▶ _Task data_
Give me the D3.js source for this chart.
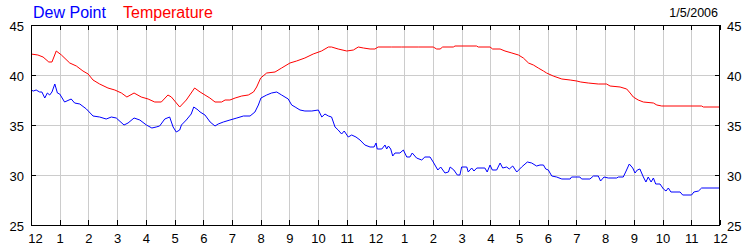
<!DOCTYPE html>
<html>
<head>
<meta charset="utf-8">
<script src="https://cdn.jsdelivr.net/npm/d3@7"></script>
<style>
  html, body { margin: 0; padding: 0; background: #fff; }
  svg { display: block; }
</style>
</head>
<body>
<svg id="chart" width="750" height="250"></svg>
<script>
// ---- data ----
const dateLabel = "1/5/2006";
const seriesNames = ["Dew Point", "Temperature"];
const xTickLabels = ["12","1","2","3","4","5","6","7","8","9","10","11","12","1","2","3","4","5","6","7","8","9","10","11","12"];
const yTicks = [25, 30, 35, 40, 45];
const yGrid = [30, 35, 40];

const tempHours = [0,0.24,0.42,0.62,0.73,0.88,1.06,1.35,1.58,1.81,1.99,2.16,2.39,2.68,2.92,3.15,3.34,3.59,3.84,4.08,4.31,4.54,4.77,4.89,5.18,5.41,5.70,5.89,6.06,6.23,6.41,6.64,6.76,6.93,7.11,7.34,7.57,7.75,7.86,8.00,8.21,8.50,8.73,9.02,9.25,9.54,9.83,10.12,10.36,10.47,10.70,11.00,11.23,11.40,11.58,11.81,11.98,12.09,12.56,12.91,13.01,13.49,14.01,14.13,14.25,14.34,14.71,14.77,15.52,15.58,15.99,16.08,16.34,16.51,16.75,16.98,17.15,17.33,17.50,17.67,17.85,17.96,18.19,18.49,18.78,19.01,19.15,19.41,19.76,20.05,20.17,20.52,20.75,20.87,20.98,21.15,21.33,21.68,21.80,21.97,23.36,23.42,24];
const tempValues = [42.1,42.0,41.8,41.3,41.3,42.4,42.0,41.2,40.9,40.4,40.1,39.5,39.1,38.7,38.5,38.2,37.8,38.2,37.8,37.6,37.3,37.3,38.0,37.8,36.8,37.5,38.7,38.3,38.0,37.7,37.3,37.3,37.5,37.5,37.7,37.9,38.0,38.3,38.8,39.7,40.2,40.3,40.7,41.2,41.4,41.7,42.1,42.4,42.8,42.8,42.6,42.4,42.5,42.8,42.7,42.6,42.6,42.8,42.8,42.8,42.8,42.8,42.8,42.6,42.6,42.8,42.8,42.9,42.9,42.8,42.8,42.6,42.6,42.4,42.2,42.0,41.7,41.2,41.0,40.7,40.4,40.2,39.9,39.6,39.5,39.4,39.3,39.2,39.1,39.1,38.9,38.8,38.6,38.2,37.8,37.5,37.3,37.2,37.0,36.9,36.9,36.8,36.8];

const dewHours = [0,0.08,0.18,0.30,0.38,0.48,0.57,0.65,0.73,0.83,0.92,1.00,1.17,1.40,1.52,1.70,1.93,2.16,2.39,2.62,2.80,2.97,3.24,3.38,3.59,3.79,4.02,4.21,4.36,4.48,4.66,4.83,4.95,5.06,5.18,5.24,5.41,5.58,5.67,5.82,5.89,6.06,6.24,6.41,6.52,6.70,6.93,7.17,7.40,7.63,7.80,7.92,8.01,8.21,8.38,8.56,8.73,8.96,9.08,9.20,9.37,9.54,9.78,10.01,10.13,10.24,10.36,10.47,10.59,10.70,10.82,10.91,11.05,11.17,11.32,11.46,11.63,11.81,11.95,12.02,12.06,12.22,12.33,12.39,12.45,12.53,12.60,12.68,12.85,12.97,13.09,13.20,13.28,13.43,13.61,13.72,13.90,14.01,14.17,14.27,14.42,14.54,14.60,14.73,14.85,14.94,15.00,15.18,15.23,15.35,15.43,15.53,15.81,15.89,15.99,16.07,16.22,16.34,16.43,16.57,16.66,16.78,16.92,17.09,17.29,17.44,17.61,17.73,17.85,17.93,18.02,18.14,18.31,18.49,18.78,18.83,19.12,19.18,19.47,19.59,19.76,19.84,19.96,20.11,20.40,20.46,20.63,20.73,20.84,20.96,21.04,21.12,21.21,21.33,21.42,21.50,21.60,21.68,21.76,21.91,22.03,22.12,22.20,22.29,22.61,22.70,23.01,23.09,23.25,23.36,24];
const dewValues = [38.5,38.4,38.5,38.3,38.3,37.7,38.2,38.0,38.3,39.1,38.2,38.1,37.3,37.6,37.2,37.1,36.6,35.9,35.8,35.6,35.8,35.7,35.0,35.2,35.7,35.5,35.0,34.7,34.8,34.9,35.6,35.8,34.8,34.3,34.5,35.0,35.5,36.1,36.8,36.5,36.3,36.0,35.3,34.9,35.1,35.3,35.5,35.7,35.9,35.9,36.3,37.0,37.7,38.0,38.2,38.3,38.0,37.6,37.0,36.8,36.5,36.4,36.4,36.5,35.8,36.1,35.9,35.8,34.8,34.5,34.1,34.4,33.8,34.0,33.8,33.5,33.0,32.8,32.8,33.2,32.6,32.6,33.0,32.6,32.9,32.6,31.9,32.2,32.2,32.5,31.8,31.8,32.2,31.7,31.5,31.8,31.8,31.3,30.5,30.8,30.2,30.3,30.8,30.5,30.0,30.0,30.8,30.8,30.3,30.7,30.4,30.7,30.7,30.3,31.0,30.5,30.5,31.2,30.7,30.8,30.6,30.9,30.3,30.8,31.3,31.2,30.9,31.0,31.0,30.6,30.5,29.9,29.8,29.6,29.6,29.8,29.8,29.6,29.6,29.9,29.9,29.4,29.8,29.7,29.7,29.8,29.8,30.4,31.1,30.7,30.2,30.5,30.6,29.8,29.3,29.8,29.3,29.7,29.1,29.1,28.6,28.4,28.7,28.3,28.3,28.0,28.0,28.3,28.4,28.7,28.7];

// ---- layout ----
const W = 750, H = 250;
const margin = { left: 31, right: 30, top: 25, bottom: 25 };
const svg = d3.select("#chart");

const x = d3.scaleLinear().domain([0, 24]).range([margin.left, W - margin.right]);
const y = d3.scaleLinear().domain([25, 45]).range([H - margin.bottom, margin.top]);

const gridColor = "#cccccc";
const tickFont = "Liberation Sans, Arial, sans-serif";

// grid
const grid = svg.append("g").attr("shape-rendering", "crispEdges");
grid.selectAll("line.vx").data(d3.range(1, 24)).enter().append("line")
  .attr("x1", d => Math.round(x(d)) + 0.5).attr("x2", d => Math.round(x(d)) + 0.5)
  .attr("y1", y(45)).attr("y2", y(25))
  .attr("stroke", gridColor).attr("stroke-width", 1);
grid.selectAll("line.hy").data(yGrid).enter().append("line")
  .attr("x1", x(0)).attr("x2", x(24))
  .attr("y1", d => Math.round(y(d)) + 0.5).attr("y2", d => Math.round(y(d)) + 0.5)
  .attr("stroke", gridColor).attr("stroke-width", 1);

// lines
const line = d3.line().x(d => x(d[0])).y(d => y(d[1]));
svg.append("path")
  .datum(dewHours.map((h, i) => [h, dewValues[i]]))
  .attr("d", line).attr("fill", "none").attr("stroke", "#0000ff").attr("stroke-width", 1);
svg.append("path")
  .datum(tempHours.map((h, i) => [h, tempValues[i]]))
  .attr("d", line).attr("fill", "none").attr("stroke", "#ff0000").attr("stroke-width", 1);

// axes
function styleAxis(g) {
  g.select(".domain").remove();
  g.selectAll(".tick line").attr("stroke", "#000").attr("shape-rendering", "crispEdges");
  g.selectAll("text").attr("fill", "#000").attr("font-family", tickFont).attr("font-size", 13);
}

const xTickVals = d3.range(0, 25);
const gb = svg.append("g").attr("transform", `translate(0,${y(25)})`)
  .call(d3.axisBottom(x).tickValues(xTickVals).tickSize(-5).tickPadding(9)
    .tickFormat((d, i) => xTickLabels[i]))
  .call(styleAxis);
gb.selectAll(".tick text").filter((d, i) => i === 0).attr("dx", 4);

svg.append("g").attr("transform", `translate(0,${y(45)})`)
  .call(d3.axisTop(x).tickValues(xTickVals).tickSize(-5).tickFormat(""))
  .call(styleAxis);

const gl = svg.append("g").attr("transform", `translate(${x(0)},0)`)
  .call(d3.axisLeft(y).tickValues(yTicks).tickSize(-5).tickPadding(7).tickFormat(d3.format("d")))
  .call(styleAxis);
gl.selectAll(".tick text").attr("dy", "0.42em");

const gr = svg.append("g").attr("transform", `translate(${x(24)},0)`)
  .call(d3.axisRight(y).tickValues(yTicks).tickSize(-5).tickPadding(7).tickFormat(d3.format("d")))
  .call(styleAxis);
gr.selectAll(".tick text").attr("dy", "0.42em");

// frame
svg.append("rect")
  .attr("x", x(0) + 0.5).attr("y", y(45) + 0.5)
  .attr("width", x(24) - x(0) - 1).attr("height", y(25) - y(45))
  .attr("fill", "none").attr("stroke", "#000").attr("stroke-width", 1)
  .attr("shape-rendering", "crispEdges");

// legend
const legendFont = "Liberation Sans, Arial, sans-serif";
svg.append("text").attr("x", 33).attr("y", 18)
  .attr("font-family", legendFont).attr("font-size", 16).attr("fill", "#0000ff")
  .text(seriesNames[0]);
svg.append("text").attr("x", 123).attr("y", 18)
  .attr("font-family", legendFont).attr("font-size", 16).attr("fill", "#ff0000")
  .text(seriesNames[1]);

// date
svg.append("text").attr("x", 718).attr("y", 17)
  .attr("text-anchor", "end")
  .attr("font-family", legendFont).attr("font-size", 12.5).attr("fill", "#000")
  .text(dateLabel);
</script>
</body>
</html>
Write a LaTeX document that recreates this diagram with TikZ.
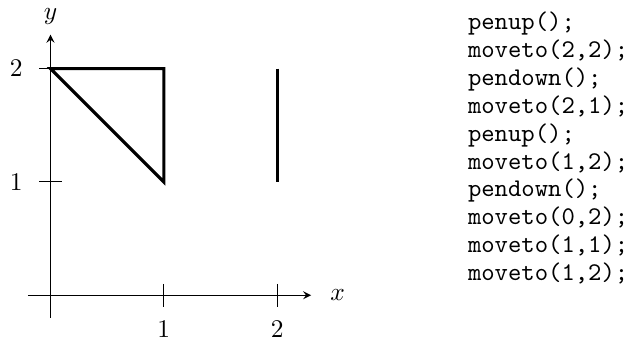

▶ _Stated problem_
Every line from the start of the listing above through the line with "const yGrid = [30, 35, 40];" should be repeated exactly; skip the pictures and add nothing else.

▶ _Written reply_
Give me the D3.js source for this chart.
<!DOCTYPE html>
<html>
<head>
<meta charset="utf-8">
<script src="https://cdn.jsdelivr.net/npm/d3@7"></script>
<style>
  html, body { margin: 0; padding: 0; background: #fff; }
  svg { display: block; }
</style>
</head>
<body>
<svg id="chart" width="750" height="250"></svg>
<script>
// ---- data ----
const dateLabel = "1/5/2006";
const seriesNames = ["Dew Point", "Temperature"];
const xTickLabels = ["12","1","2","3","4","5","6","7","8","9","10","11","12","1","2","3","4","5","6","7","8","9","10","11","12"];
const yTicks = [25, 30, 35, 40, 45];
const yGrid = [30, 35, 40];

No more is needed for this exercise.